Para demonstran ini menyambut Soeharto dan rombongan dengan membuat suara gaduh. Mereka memukuli alat-alat dapur seperti panci dan penggorengan. Seorang pelukis Indonesia yang tinggal di Jerman ketika itu menggambarkan, “persis seperti kami di kampung mengusir ayam”.
Para demonstran juga melempari Soeharto dan rombongan denga telor busuk. Ini memaksa pengawal Soeharto mengembangkan payung untuk melindungi junjungan mereka.
Ketika mendekati pintu masuk Museum itulah beberapa aktivis kemerdekaan Timor Leste berhasil mendekati Soeharto. Menurut banyak kesaksian, salah seorang dari mereka menggebuk kepala Soeharto dengan gulungan koran hingga kopiahnya terjatuh.
Beberapa orang yang menyaksikan mengatakan bahwa wajah Soeharto merah padam ketika keluar dari Museum. Ini bisa dimengerti karena Soeharto selalu melihat dirinya sebagai ‘raja Jawa.’ Untuk raja Jawa, kepala atau “prabu” itu adalah bagian tubuh yang paling sakral.
Namun persoalan belum selesai hingga disana. Rombongan Soeharto yang menggunakan bis-bis itu dikerubungi demonstran ketika hendak pergi dari Museum. Para demonstran menggoyang-goyang bis-bis tersebut.
Bisa dibayangkan betapa marahnya Soeharto. Juga betapa ketakutan para pembantu-pembantunya. Pada saat itulah, diplomat paling terkemuka Indonesia, Ali Alatas, sang Menteri Luar Negeri Indonesia, terlihat mengacungkan jari tengahnya kepada para demonstran.
Terlihat dia amat frustasi dengan situasi yang tidak bisa dikendalikan itu. Polisi-polisi Jerman ternyata tidak mengambil tindakan apapun terhadap demo itu.
Ketika pulang dari kunjungan itu, di atas pesawat, Soeharto memberikan keterangan pers. Dia berkata akan “menggebuk” mereka yang mendalangi demo terhadap dirinya di Jerman. Maka mulailah dia menangkapi oposisi di dalam negeri. Salah satunya adalah Sri Bintang Pamungkas, yang sialnya ketika itu kebetulan berkunjung ke Berlin. Ini hanya untuk menghilangkan rasa malunya saja.
Gebukan terhadap Soeharto itu terlihat sebagai ‘poetic justice’ dari rakyat Timor Leste. Namun ‘poetic justice’ yang mahal sekali harganya.
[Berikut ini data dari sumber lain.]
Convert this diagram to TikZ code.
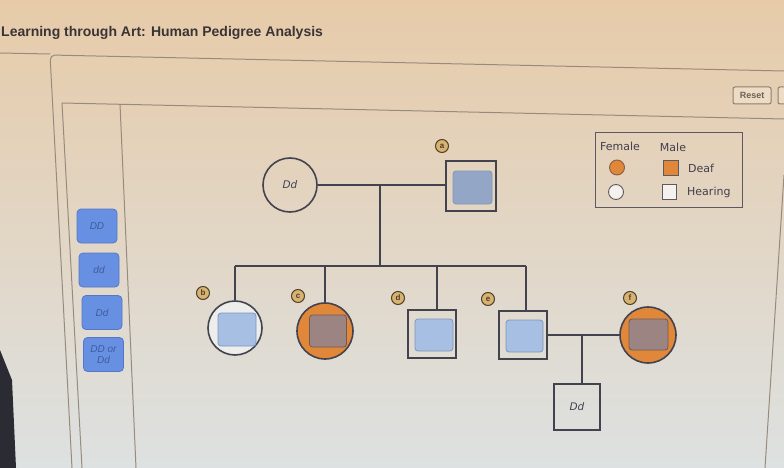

Sepertiga dari rakyat Timor Timur tewas akibat invasi Indonesia. Tentu itu tidak sebanding dengan jatuhnya kopiah Soeharto akibat gebukan gulungan kertas koran.
Setahun setelah peristiwa ini, Akademi Nobel di Norwegia memberikan hadiah Nobel perdamaian kepada dua orang Timor Leste, Jose Ramos-Horta dan Mgr. Carlos Filipe Ximenes Belo, SDB. Sejak saat itu isu Timor Leste, yang (dalam istilah Ali Alatas) menjadi ‘kerikil dalam sepatu’ diplomasi Indonesia, semakin keras disuarakan di dunia internasional.